■ LISTING:

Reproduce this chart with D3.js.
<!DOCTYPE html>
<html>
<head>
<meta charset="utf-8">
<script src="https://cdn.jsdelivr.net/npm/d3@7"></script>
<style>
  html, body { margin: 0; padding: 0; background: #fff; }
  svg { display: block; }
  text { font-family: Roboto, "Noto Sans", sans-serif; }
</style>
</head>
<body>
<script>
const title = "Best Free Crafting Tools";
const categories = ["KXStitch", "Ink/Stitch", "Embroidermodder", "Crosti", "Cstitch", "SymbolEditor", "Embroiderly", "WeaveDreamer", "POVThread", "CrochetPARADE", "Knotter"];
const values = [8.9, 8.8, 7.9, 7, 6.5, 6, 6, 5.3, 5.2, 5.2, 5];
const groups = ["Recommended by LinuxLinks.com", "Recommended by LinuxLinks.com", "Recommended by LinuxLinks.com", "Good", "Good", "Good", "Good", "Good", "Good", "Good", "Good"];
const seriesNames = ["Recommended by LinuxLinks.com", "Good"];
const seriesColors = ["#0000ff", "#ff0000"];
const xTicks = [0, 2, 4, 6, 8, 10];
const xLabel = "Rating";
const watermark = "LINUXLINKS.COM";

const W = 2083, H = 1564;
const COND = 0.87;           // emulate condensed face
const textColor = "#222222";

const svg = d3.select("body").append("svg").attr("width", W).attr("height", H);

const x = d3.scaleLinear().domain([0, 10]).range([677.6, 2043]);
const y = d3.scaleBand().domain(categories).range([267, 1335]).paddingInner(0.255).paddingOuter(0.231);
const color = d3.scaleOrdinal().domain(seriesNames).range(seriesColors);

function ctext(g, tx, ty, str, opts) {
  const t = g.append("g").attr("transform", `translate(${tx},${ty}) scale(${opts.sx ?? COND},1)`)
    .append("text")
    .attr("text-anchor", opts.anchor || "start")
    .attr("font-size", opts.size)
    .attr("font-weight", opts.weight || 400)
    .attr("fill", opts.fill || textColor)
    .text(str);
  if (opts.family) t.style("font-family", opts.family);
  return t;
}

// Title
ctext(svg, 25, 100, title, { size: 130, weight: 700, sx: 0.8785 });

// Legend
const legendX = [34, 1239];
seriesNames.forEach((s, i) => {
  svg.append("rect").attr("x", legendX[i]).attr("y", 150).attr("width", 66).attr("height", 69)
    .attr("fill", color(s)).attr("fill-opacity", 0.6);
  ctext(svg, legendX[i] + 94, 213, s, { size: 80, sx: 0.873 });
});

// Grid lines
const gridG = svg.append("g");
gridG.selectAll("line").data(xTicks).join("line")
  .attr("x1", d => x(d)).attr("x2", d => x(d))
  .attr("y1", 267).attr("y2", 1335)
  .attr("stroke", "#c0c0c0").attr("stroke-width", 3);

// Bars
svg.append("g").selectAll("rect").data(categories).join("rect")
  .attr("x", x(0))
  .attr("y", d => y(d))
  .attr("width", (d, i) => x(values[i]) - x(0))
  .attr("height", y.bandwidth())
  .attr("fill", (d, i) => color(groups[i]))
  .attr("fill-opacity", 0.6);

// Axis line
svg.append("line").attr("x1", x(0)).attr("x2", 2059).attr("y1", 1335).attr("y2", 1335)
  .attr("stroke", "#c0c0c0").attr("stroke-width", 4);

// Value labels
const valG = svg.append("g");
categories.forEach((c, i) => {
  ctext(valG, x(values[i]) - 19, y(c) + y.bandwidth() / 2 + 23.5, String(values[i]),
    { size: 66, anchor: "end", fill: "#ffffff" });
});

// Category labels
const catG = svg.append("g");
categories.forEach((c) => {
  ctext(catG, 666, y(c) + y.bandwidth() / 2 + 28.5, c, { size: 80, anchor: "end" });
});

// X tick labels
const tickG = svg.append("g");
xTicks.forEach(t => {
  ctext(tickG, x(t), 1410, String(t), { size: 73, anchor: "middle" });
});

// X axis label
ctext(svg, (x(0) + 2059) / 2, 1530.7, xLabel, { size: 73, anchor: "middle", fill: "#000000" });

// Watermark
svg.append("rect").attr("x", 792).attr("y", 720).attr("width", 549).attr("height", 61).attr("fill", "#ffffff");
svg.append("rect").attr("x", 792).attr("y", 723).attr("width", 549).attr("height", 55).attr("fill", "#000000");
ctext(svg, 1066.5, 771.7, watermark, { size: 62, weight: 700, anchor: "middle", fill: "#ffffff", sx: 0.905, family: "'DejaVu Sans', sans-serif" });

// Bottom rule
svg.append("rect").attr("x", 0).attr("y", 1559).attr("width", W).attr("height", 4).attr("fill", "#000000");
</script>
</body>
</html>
==
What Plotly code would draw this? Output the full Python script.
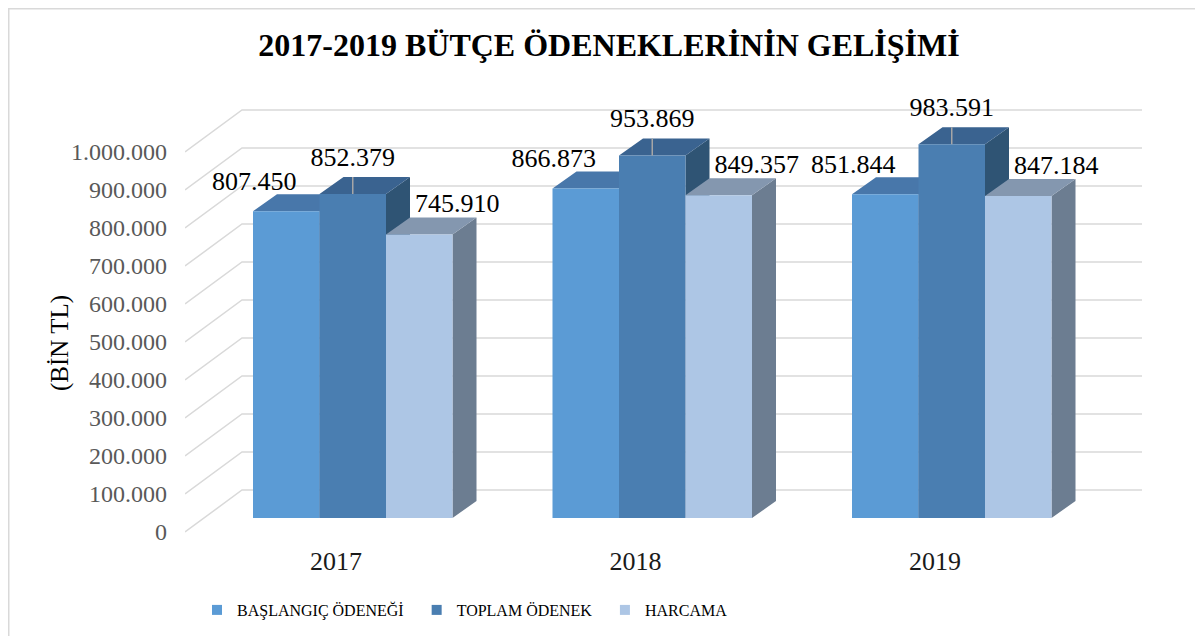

■ THE EXERCISE:
Make a copy of each line that contains the string "script".

■ EXERCISE RESULT:
<script src="https://cdn.jsdelivr.net/npm/d3@7"></script>
<script>
</script>
What Plotly code would draw this? Output the full Python script.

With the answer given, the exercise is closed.